This is a good thing, because a few chapters ago, I encountered the following:
Your reach as a viewer is vastly greater than your reach as a maker. The art you can experience may have originated a thousand miles away or a thousand years ago, but the art you can make is irrevocably bound to the times and places of your life. Limited by the very ground on which you stand.
I was rocked back by the idea that I'm working on things whose time has passed, that my own laziness and lack of desire to poke at painful areas while they hurt has allowed time to cave in around those ideas and block them off from full fruition. Also bound up in that paragraph (and the surrounding text in the book) is that appropriating others' cultural symbols is a bad idea. Good-bye fairy-tale road (sorry.).
The contradictions between trusting that I can navigate my own stories and the fear that my writing will completely stop if I have to eliminate the fantasy have had me spinning around uselessly this afternoon.
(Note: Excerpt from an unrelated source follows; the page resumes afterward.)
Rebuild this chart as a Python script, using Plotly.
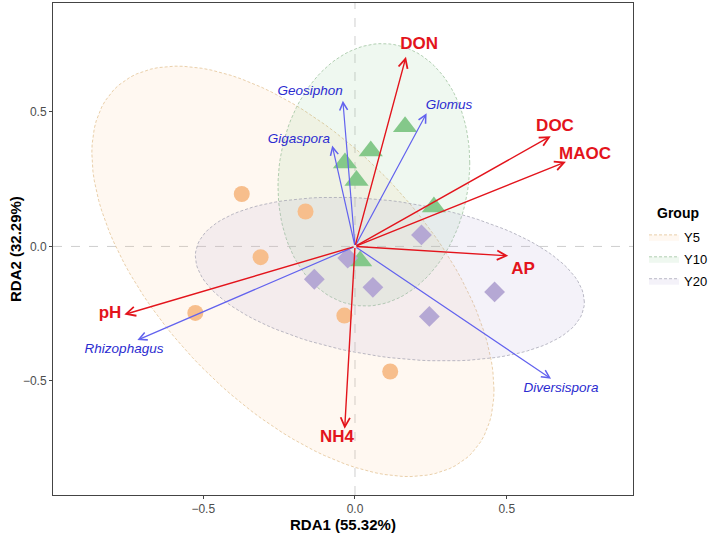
import numpy as np
import plotly.graph_objects as go

# ---------------- data ----------------
groups = ["Y5", "Y10", "Y20"]
y5_x = [-0.373, -0.163, -0.311, -0.526, -0.035, 0.116]
y5_y = [0.195, 0.13, -0.04, -0.247, -0.257, -0.465]
y10_x = [0.165, 0.052, -0.033, 0.005, 0.26, 0.017]
y10_y = [0.445, 0.355, 0.31, 0.245, 0.147, -0.054]
y20_x = [0.219, -0.024, -0.134, 0.059, 0.46, 0.245]
y20_y = [0.043, -0.043, -0.122, -0.152, -0.169, -0.26]

env_names = ["DON", "DOC", "MAOC", "AP", "NH4", "pH"]
env_x = [0.168, 0.645, 0.695, 0.505, -0.034, -0.76]
env_y = [0.705, 0.41, 0.315, -0.035, -0.678, -0.253]
env_lab_x = [0.211, 0.659, 0.758, 0.554, -0.059, -0.807]
env_lab_y = [0.75, 0.445, 0.34, -0.088, -0.71, -0.252]

sp_names = ["Geosiphon", "Glomus", "Gigaspora", "Rhizophagus", "Diversispora"]
sp_x = [-0.04, 0.236, -0.075, -0.717, 0.646]
sp_y = [0.542, 0.495, 0.375, -0.348, -0.492]
sp_lab_x = [-0.148, 0.31, -0.185, -0.761, 0.679]
sp_lab_y = [0.576, 0.524, 0.397, -0.383, -0.529]

x_ticks = [-0.5, 0.0, 0.5]
y_ticks = [-0.5, 0.0, 0.5]
tick_text = ["\u22120.5", "0.0", "0.5"]

# ---------------- styles ----------------
pt_colors = {"Y5": "#F7BE8C", "Y10": "#84C88A", "Y20": "#B5A8D4"}
pt_symbols = {"Y5": "circle", "Y10": "triangle-up", "Y20": "diamond"}
pt_sizes = {"Y5": 16, "Y10": 21, "Y20": 16}
el_fill = {"Y5": "rgba(253,196,140,0.12)", "Y10": "rgba(132,200,138,0.13)", "Y20": "rgba(181,168,212,0.15)"}
el_line = {"Y5": "rgba(225,190,140,0.9)", "Y10": "rgba(150,190,150,0.9)", "Y20": "rgba(160,160,175,0.9)"}
RED = "#E3141C"
BLUE_LINE = "#6262EE"
BLUE_TEXT = "#2B2BD0"
FONT = "Liberation Sans, Arial, sans-serif"

pts = {"Y5": (y5_x, y5_y), "Y10": (y10_x, y10_y), "Y20": (y20_x, y20_y)}


def cov_trob(X, nu=5, maxit=25, tol=0.01):
    n, p = X.shape
    wt = np.ones(n)
    loc = X.mean(0)
    w = np.sqrt(wt)
    Xc = X - loc
    for _ in range(maxit):
        w0 = w
        Xc = X - loc
        _, d, Vt = np.linalg.svd(np.sqrt(w / w.sum())[:, None] * Xc, full_matrices=False)
        wX = Xc @ Vt.T @ np.diag(1 / d)
        Q = (wX ** 2).sum(1)
        w = (wt * (nu + p)) / (nu + Q)
        loc = (w[:, None] * X).sum(0) / w.sum()
        if np.all(np.abs(w - w0) < tol):
            break
    sw = np.sqrt(w)[:, None] * Xc
    cov = sw.T @ sw / wt.sum()
    return loc, cov


def ellipse(xs, ys, segments=120):
    X = np.column_stack([xs, ys])
    center, shape = cov_trob(X)
    radius = np.sqrt(2 * 5.786135)  # qf(0.95, 2, n-1) with n = 6
    L = np.linalg.cholesky(shape)
    a = np.linspace(0, 2 * np.pi, segments + 1)
    circ = np.column_stack([np.cos(a), np.sin(a)])
    e = center + radius * (circ @ L.T)
    return e[:, 0], e[:, 1]


fig = go.Figure()

# ellipses
for g in groups:
    ex, ey = ellipse(*pts[g])
    fig.add_trace(go.Scatter(
        x=ex, y=ey, mode="lines", fill="toself", fillcolor=el_fill[g],
        line=dict(color=el_line[g], width=0.8, dash="3px,2px"),
        name=g, legendgroup=g, showlegend=True, hoverinfo="skip"))

# points
for g in groups:
    fig.add_trace(go.Scatter(
        x=pts[g][0], y=pts[g][1], mode="markers", name=g, legendgroup=g, showlegend=False,
        marker=dict(color=pt_colors[g], symbol=pt_symbols[g], size=pt_sizes[g], line=dict(width=0))))

# arrows
annotations = []
for x, y in zip(sp_x, sp_y):
    annotations.append(dict(x=x, y=y, ax=0, ay=0, xref="x", yref="y", axref="x", ayref="y",
                            text="", showarrow=True, arrowhead=5, arrowsize=1.3, arrowwidth=1.2,
                            arrowcolor=BLUE_LINE))
for x, y in zip(env_x, env_y):
    annotations.append(dict(x=x, y=y, ax=0, ay=0, xref="x", yref="y", axref="x", ayref="y",
                            text="", showarrow=True, arrowhead=5, arrowsize=1.3, arrowwidth=1.4,
                            arrowcolor=RED))

# legend title and axis titles
annotations.append(dict(x=1.038, y=0.573, xref="paper", yref="paper", xanchor="left", yanchor="middle",
                        text="<b>Group</b>", showarrow=False,
                        font=dict(family=FONT, size=14, color="black")))
annotations.append(dict(x=0.5, y=-0.059, xref="paper", yref="paper", xanchor="center", yanchor="middle",
                        text="<b>RDA1 (55.32%)</b>", showarrow=False,
                        font=dict(family=FONT, size=15, color="black")))
annotations.append(dict(x=-0.0655, y=0.5, xref="paper", yref="paper", xanchor="center", yanchor="middle",
                        text="<b>RDA2 (32.29%)</b>", showarrow=False, textangle=-90,
                        font=dict(family=FONT, size=15, color="black")))

# labels
fig.add_trace(go.Scatter(x=sp_lab_x, y=sp_lab_y, mode="text", text=sp_names, showlegend=False,
                         cliponaxis=False,
                         textfont=dict(family=FONT, size=13.5, color=BLUE_TEXT, style="italic"),
                         hoverinfo="skip"))
fig.add_trace(go.Scatter(x=env_lab_x, y=env_lab_y, mode="text", text=env_names, showlegend=False,
                         cliponaxis=False,
                         textfont=dict(family=FONT, size=17, color=RED, weight="bold"),
                         hoverinfo="skip"))

axis_common = dict(showgrid=False, zeroline=False,
                   showline=True, linecolor="#444444", linewidth=1, mirror=True,
                   ticks="outside", ticklen=3, tickcolor="#444444",
                   tickfont=dict(family=FONT, size=12, color="#4D4D4D"))

fig.update_layout(
    width=709, height=534,
    margin=dict(l=53, r=76, t=3, b=39, autoexpand=False),
    plot_bgcolor="white", paper_bgcolor="white",
    annotations=annotations,
    xaxis=dict(range=[-0.995, 0.916], tickvals=x_ticks, ticktext=tick_text, **axis_common),
    yaxis=dict(range=[-0.924, 0.905], tickvals=y_ticks, ticktext=tick_text, **axis_common),
    legend=dict(x=1.019, xanchor="left", y=0.555, yanchor="top",
                font=dict(family=FONT, size=13, color="black"), bgcolor="rgba(0,0,0,0)",
                itemwidth=30, tracegroupgap=2),
    showlegend=True,
)

# dashed zero lines
fig.add_shape(type="line", xref="x", yref="paper", x0=0, x1=0, y0=0, y1=1,
              line=dict(color="#CFCFCF", width=1, dash="dash"), layer="below")
fig.add_shape(type="line", xref="paper", yref="y", x0=0, x1=1, y0=0, y1=0,
              line=dict(color="#CFCFCF", width=1, dash="dash"), layer="below")

fig.write_html("out.html")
While the dogs have started at invisible people on the porch, I've growled at self-created dichotomies and worried at the edges of the novel until it's nice and velvety. And kept reading.
I do wonder if my "ground" is too limited to support an entire novel. I've worked out my initial theme in short stories written since the novel was begun and now I have characters and a shell of plot and perhaps a new character who doesn't want the story to be consigned back to the draft file before he has a chance to see what he can do with it; is this structure to ephemeral to hold a fragile story ecosystem?
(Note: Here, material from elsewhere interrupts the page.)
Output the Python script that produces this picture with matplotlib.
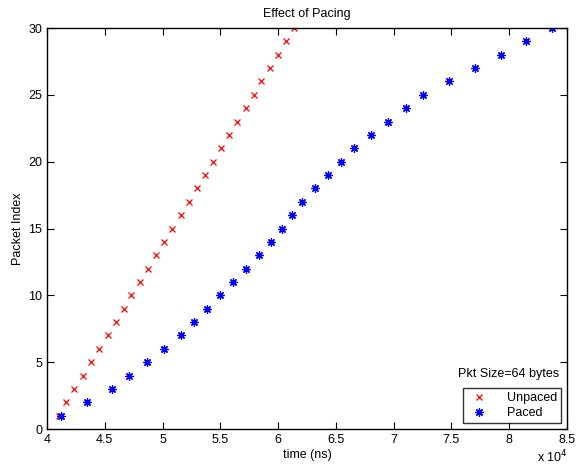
import numpy as np
import matplotlib
matplotlib.use('Agg')
import matplotlib.pyplot as plt
from matplotlib.ticker import FuncFormatter

plt.rcParams['font.family'] = ['Liberation Sans', 'DejaVu Sans']

# packet index 1..30
pkt_index = list(range(1, 31))

# arrival times (ns)
unpaced_t = [41040, 41640, 42360, 43090, 43810, 44530, 45250, 45950, 46640, 47300,
             48020, 48740, 49430, 50150, 50840, 51570, 52290, 52960, 53650, 54370,
             55060, 55750, 56470, 57200, 57890, 58550, 59270, 59970, 60680, 61400]
paced_t = [41190, 43440, 45650, 47120, 48630, 50130, 51600, 52720, 53870, 55000,
           56120, 57250, 58370, 59390, 60310, 61200, 62090, 63220, 64340, 65440,
           66570, 68070, 69540, 71040, 72540, 74790, 77040, 79260, 81480, 83730]

x_ticks = [40000, 45000, 50000, 55000, 60000, 65000, 70000, 75000, 80000, 85000]
y_ticks = [0, 5, 10, 15, 20, 25, 30]

fs = 9

fig = plt.figure(figsize=(5.8, 4.66), dpi=100)
ax = fig.add_axes([47 / 580, 37 / 466, 520 / 580, 401 / 466])

ax.plot(unpaced_t, pkt_index, linestyle='none', marker='x', color='red',
        markersize=5, markeredgewidth=0.9, label='Unpaced')
ax.plot(paced_t, pkt_index, linestyle='none', marker=(8, 2, 0), color='blue',
        markersize=6, markeredgewidth=0.9, label='Paced')

ax.set_xlim(40000, 85000)
ax.set_ylim(0, 30)
ax.set_xticks(x_ticks)
ax.set_yticks(y_ticks)
ax.xaxis.set_major_formatter(FuncFormatter(lambda v, p: '%g' % (v / 1e4)))

# MATLAB-ish look: ticks inside, on all sides
ax.tick_params(direction='in', top=True, right=True, labelsize=fs, length=5, width=0.8)
for s in ax.spines.values():
    s.set_linewidth(1.0)

ax.set_title('Effect of Pacing', fontsize=fs, pad=8)
ax.set_xlabel('time (ns)', fontsize=fs, labelpad=2)
ax.set_ylabel('Packet Index', fontsize=fs, labelpad=3)
fig.text(552 / 580, 1 / 466, 'x 10$^4$', fontsize=fs, ha='center', va='bottom')

leg = ax.legend(loc='lower right', fontsize=fs, frameon=True, fancybox=False,
                edgecolor='black', borderaxespad=0.5, handletextpad=1.2,
                borderpad=0.3, labelspacing=0.25)
leg.get_frame().set_linewidth(1.0)
ax.text(0.985, 0.137, 'Pkt Size=64 bytes', transform=ax.transAxes,
        fontsize=fs, ha='right', va='center')

fig.savefig('out.png', dpi=100)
Am I trying to patch things on out of desperation? (um...yes?!) Does this mean that my Thunderbirds and leviathans are going to fall out of the sky because there is no support system for them (no game, no twitter feed, no common cultural ground)? Where and how often do you have to live with a idea or concept before it is yours or before you've used it up?
I am flailing. The dogs are kicking me while dreaming. We're all flailing today.